The amount that may be recovered under this Section VII. shall be determined on a gross basis without reduction for taxes paid or payable by a Plan Participant.

C.    Definition of Misconduct

“Misconduct,” as determined by Staples (which determination shall be conclusive), shall mean:

(A)    Breach by the Plan Participant of any provision of any employment, consulting, advisory, proprietary information, non-disclosure, non-competition, non-solicitation or other similar agreement between the Plan Participant and Staples, including, without limitation, the Proprietary and Confidential Information Agreement and/or the Non-Compete and Non-Solicitation Agreement; or

(B)    Violation by the Plan Participant of the Code of Ethics; or






(C)    The Plan Participant's engagement in intentional deceitful act(s) that results in (i) an improper personal benefit, or (ii) injury to Staples; or

(D)    The Plan Participant's engagement in fraud or willful misconduct (not acting in good faith or with reasonable belief that conduct was in the best interests of Staples) that significantly contributes to Staples preparing a material financial restatement, other than a restatement of financial statements that became materially inaccurate because of revisions to generally accepted accounting principles.

For purposes of this Section VII. regarding forfeiture and recovery for Misconduct, any reference therein to Staples (other than with respect to defining the Board of Directors) shall also include any entity that Staples directly or indirectly controls.

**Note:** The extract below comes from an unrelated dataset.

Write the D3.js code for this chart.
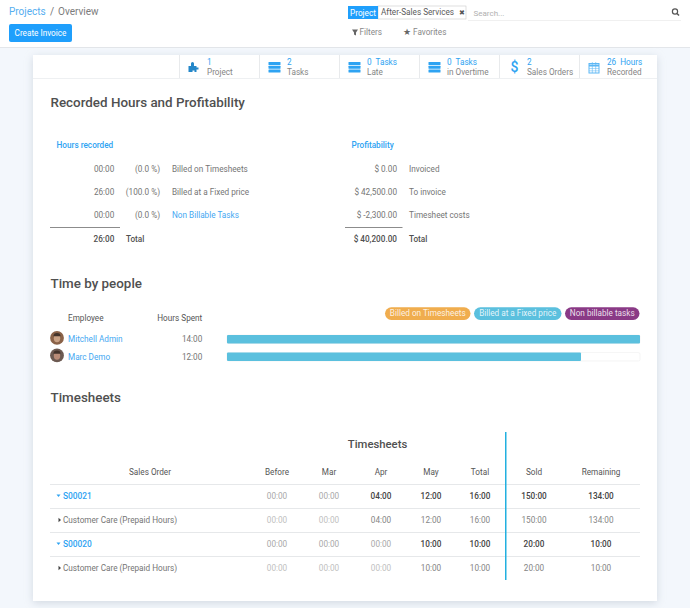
<!DOCTYPE html>
<html>
<head>
<meta charset="utf-8">
<script src="https://cdnjs.cloudflare.com/ajax/libs/d3/7.8.5/d3.min.js"></script>
<style>
html, body { margin: 0; padding: 0; background: #f3f7fc; }
svg { display: block; }
text { font-family: Roboto, "Open Sans", sans-serif; }
</style>
</head>
<body>
<svg id="page" width="690" height="608"></svg>
<script>
'use strict';

var stats = ["1", "2", "0  Tasks", "0  Tasks", "2", "26  Hours"];
var statLabels = ["Project", "Tasks", "Late", "in Overtime", "Sales Orders", "Recorded"];
var statIcons = ["puzzle", "tasks", "tasks", "tasks", "dollar", "calendar"];

var hourValues = ["00:00", "26:00", "00:00"];
var hourShares = ["(0.0 %)", "(100.0 %)", "(0.0 %)"];
var hourLabels = ["Billed on Timesheets", "Billed at a Fixed price", "Non Billable Tasks"];
var profitValues = ["$ 0.00", "$ 42,500.00", "$ -2,300.00"];
var profitLabels = ["Invoiced", "To invoice", "Timesheet costs"];

var employees = ["Mitchell Admin", "Marc Demo"];
var employeeHours = [14, 12];
var employeeHourLabels = ["14:00", "12:00"];
var legendLabels = ["Billed on Timesheets", "Billed at a Fixed price", "Non billable tasks"];
var legendColors = ["#f0ad4e", "#5bc0de", "#8a3a86"];

var columns = ["Before", "Mar", "Apr", "May", "Total", "Sold", "Remaining"];
var orders = ["S00021", "Customer Care (Prepaid Hours)", "S00020", "Customer Care (Prepaid Hours)"];
var orderHours = [
    ["00:00", "00:00", "04:00", "12:00", "16:00", "150:00", "134:00"],
    ["00:00", "00:00", "04:00", "12:00", "16:00", "150:00", "134:00"],
    ["00:00", "00:00", "00:00", "10:00", "10:00", "20:00", "10:00"],
    ["00:00", "00:00", "00:00", "10:00", "10:00", "20:00", "10:00"]
];

var BLUE = "#2ea3f2", DARK = "#505050", GREY = "#757575", FAINT = "#b4b4b4", LINE = "#e6e8ea";

var svg = d3.select("#page");

var label = function (parent, x, y, str, opts) {
    opts = opts || {};
    return parent.append("text")
        .attr("x", x)
        .attr("y", y)
        .attr("dy", "0.35em")
        .attr("text-anchor", opts.anchor || "start")
        .attr("font-size", opts.size || 8.2)
        .attr("font-weight", opts.weight || 400)
        .attr("fill", opts.color || GREY)
        .attr("xml:space", "preserve")
        .text(str);
};

var rule = function (x1, y1, x2, y2, color, width) {
    svg.append("line")
        .attr("x1", x1).attr("y1", y1).attr("x2", x2).attr("y2", y2)
        .attr("stroke", color).attr("stroke-width", width || 1);
};

// Control panel
svg.append("rect").attr("width", 690).attr("height", 47).attr("fill", "#fff");
rule(0, 47.5, 690, 47.5, "#e3e6ea");
label(svg, 9, 11.5, "Projects", {size: 10, color: "#55aef0"});
label(svg, 50, 11.5, "/", {size: 10, color: GREY});
label(svg, 58, 11.5, "Overview", {size: 10, color: "#7c7c7c"});
svg.append("rect").attr("x", 9).attr("y", 24).attr("width", 63).attr("height", 18).attr("rx", 2).attr("fill", "#1f9ffc");
label(svg, 40.5, 33, "Create Invoice", {size: 8.2, color: "#fff", anchor: "middle"});

svg.append("rect").attr("x", 378).attr("y", 6).attr("width", 88).attr("height", 13).attr("fill", "#fff").attr("stroke", "#c9c9c9").attr("stroke-width", 0.6);
svg.append("rect").attr("x", 348).attr("y", 6).attr("width", 30).attr("height", 13).attr("fill", "#1f9ffc");
label(svg, 363, 12.7, "Project", {size: 8.2, color: "#fff", anchor: "middle"});
label(svg, 381, 12.3, "After-Sales Services", {size: 8.2, color: "#5a5a5a"});
label(svg, 458.5, 12.7, "\u2716", {size: 7, color: "#555"});
label(svg, 473.5, 13, "Search...", {size: 8, color: "#b0b0b0"});
rule(468, 20.5, 681, 20.5, "#f0f0f0");
svg.append("circle").attr("cx", 675).attr("cy", 11.5).attr("r", 2.6).attr("fill", "none").attr("stroke", "#555").attr("stroke-width", 1.2);
rule(677, 13.5, 679, 15.5, "#555", 1.4);
svg.append("path").attr("d", d3.line()([[352, 29.5], [358, 29.5], [356, 32.5], [356, 35.5], [354, 34.5], [354, 32.5]])).attr("fill", "#666");
label(svg, 359.5, 32.5, "Filters", {size: 8.2, color: "#888"});
label(svg, 403, 32.5, "\u2605", {size: 8.5, color: "#666"});
label(svg, 413, 32.5, "Favorites", {size: 8.2, color: "#888"});

// Card
svg.append("defs").append("filter").attr("id", "shadow")
    .attr("x", "-5%").attr("y", "-5%").attr("width", "110%").attr("height", "110%")
    .append("feDropShadow").attr("dx", 0).attr("dy", 2).attr("stdDeviation", 4).attr("flood-color", "#a9b4c0").attr("flood-opacity", 0.45);
svg.append("rect").attr("x", 33).attr("y", 55).attr("width", 624).attr("height", 546).attr("fill", "#fff").attr("filter", "url(#shadow)");

// Stat buttons
var statX = d3.scaleBand().domain(d3.range(stats.length)).range([179.5, 659.5]);
rule(33, 78.5, 657, 78.5, "#eef0f2");
stats.forEach(function (s, i) {
    var x = statX(i), g = svg.append("g").attr("transform", "translate(" + x + ",0)");
    rule(x, 55, x, 78, "#e8eaec");
    label(g, 27.5, 62, s, {size: 8.2, color: BLUE});
    label(g, 27.5, 72, statLabels[i], {size: 8.2, color: "#858585"});
    if (statIcons[i] === "tasks") {
        [62, 65.8, 69.6].forEach(function (y) {
            g.append("rect").attr("x", 9).attr("y", y).attr("width", 12).attr("height", 2.9).attr("rx", 0.5).attr("fill", BLUE);
        });
    } else if (statIcons[i] === "puzzle") {
        g.append("path").attr("d", "M9 72v-6h2.5v-2.5a1.5 1.5 0 0 1 3 0V66h2.5v1.5h2v2h-2V72h-2v-1.5h-2V72z").attr("fill", "#2487c9");
    } else if (statIcons[i] === "dollar") {
        label(g, 15, 67, "$", {size: 14, color: BLUE, weight: 500, anchor: "middle"});
    } else {
        g.append("rect").attr("x", 9.5).attr("y", 63.5).attr("width", 10).attr("height", 9.5).attr("fill", "none").attr("stroke", "#5cb7f5");
        rule(x + 9.5, 65.5, x + 19.5, 65.5, "#5cb7f5", 2);
        [12.8, 16.2].forEach(function (v) { rule(x + v, 62, x + v, 73, "#5cb7f5", 0.6); });
        [68.5, 70.8].forEach(function (h) { rule(x + 9.5, h, x + 19.5, h, "#5cb7f5", 0.5); });
    }
});

// Section titles
label(svg, 50.5, 102, "Recorded Hours and Profitability", {size: 13.4, weight: 500, color: DARK});
label(svg, 50.5, 283.5, "Time by people", {size: 13.4, weight: 500, color: DARK});
label(svg, 50.5, 397, "Timesheets", {size: 13.4, weight: 500, color: DARK});

// Summary tables
var summaryY = d3.scalePoint().domain(d3.range(3)).range([169, 215.5]);
label(svg, 56.5, 145.3, "Hours recorded", {size: 8.2, weight: 500, color: BLUE});
label(svg, 351.5, 145.3, "Profitability", {size: 8.2, weight: 500, color: BLUE});
hourValues.forEach(function (v, i) {
    var y = summaryY(i);
    label(svg, 114.3, y, v, {anchor: "end"});
    label(svg, 160, y, hourShares[i], {anchor: "end"});
    label(svg, 172, y, hourLabels[i], {color: i === 2 ? "#45a8f2" : GREY});
    label(svg, 397, y, profitValues[i], {anchor: "end"});
    label(svg, 409, y, profitLabels[i]);
});
rule(50, 227.5, 120, 227.5, "#8c8c8c");
rule(345, 227.5, 402.5, 227.5, "#8c8c8c");
label(svg, 114.3, 239, "26:00", {anchor: "end", weight: 500, color: DARK});
label(svg, 126, 239, "Total", {weight: 500, color: DARK});
label(svg, 397, 239, "$ 40,200.00", {anchor: "end", weight: 500, color: DARK});
label(svg, 409, 239, "Total", {weight: 500, color: DARK});

// Time by people
var barX = d3.scaleLinear().domain([0, d3.max(employeeHours)]).range([227, 640]);
var barY = d3.scaleBand().domain(employees).range([330.5, 365.5]).paddingInner(0.52).paddingOuter(0.26);
label(svg, 68, 318, "Employee", {color: "#555"});
label(svg, 202.3, 318, "Hours Spent", {anchor: "end", color: "#555"});

var pillBounds = [[385, 470.5], [474, 561.5], [565, 639.5]];
legendLabels.forEach(function (t, i) {
    var b = pillBounds[i];
    svg.append("rect").attr("x", b[0]).attr("y", 307.3).attr("width", b[1] - b[0]).attr("height", 12.6).attr("rx", 6.3).attr("fill", legendColors[i]);
    label(svg, (b[0] + b[1]) / 2, 313.5, t, {size: 8.2, color: "#fff", anchor: "middle"}).attr("fill-opacity", 0.85);
});

svg.selectAll("rect.track").data(employees).enter().append("rect")
    .attr("class", "track")
    .attr("x", barX(0)).attr("y", function (d) { return barY(d); })
    .attr("width", barX.range()[1] - barX(0)).attr("height", barY.bandwidth())
    .attr("rx", 1.5).attr("fill", "#fff").attr("stroke", "#eeeeee").attr("stroke-width", 0.6);
svg.selectAll("rect.bar").data(employees).enter().append("rect")
    .attr("class", "bar")
    .attr("x", barX(0)).attr("y", function (d) { return barY(d); })
    .attr("width", function (d, i) { return barX(employeeHours[i]) - barX(0); })
    .attr("height", barY.bandwidth())
    .attr("rx", 1).attr("fill", "#5bc0de");

employees.forEach(function (name, i) {
    var y = barY(name) + barY.bandwidth() / 2;
    var av = svg.append("g").attr("transform", "translate(57," + (y - 1.3) + ")");
    av.append("circle").attr("r", 6.9).attr("fill", i === 0 ? "#8a6248" : "#6c5a52");
    av.append("ellipse").attr("cy", 0.4).attr("rx", 3.2).attr("ry", 4).attr("fill", i === 0 ? "#c9a184" : "#b98c78");
    av.append("path").attr("d", "M-3.6 -1.6a3.6 3.4 0 0 1 7.2 0z").attr("fill", "#43332b");
    label(svg, 68, y, name, {color: "#45a8f2"});
    label(svg, 202.3, y, employeeHourLabels[i], {anchor: "end"});
});

// Timesheet table
var colX = d3.scaleOrdinal().domain(columns).range([277, 329, 381, 431, 480, 534, 601]);
var rowY = d3.scalePoint().domain(d3.range(orders.length)).range([496, 568]);
label(svg, 377.5, 444, "Timesheets", {size: 11.3, weight: 500, color: DARK, anchor: "middle"});
label(svg, 150, 472.3, "Sales Order", {color: "#555", anchor: "middle"});
columns.forEach(function (c) {
    label(svg, colX(c), 472.3, c, {color: "#555", anchor: "middle"});
});
rule(50, 484.5, 640, 484.5, LINE);
orders.forEach(function (o, i) {
    var y = rowY(i), isOrder = i % 2 === 0;
    if (i < orders.length - 1) rule(50, y + 12.5, 640, y + 12.5, LINE);
    if (isOrder) {
        svg.append("path").attr("d", d3.line()([[56.5, y - 1.5], [60.5, y - 1.5], [58.5, y + 1]])).attr("fill", BLUE);
        label(svg, 63, y, o, {color: BLUE, weight: 500, size: 8.4});
    } else {
        svg.append("path").attr("d", d3.line()([[58.5, y - 2.3], [61, y], [58.5, y + 2.3]])).attr("fill", "#444");
        label(svg, 63, y, o);
    }
    orderHours[i].forEach(function (v, j) {
        var zero = v === "00:00";
        var color = isOrder ? (zero ? "#a8a8a8" : "#454545") : (zero ? "#c0c0c0" : "#858585");
        label(svg, colX(columns[j]), y, v, {anchor: "middle", color: color, weight: isOrder && !zero ? 500 : 400});
    });
});
svg.append("rect").attr("x", 505).attr("y", 432).attr("width", 1.5).attr("height", 148).attr("fill", "#22b0e0");
</script>
</body>
</html>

VII.    Dodd-Frank Clawback

Notwithstanding any other provision of this Incentive Plan to the contrary, in order to comply with Section 10D of the Securities Exchange Act of 1934, as amended, and any regulations promulgated, or national securities exchange listing conditions adopted, with respect thereto (collectively, the “Clawback Requirements”), if the Company is required to prepare an accounting restatement due to the material noncompliance of the Company with any financial reporting requirements under the securities laws, then the Participant shall return to the Company, or forfeit if not yet paid, the amount of any award received under this Plan during the three-year period preceding the date on which the Company is required to prepare the accounting restatement, based on the erroneous data, in excess of what would have been paid to the Participant under the accounting restatement as determined by the Committee in accordance with the Clawback Requirements and any policy adopted by the Committee pursuant to the Clawback Requirements.
Approved by the Board of Directors on March 6, 2012, subject to stockholder approval.
Approved by Stockholders on June 4, 2012.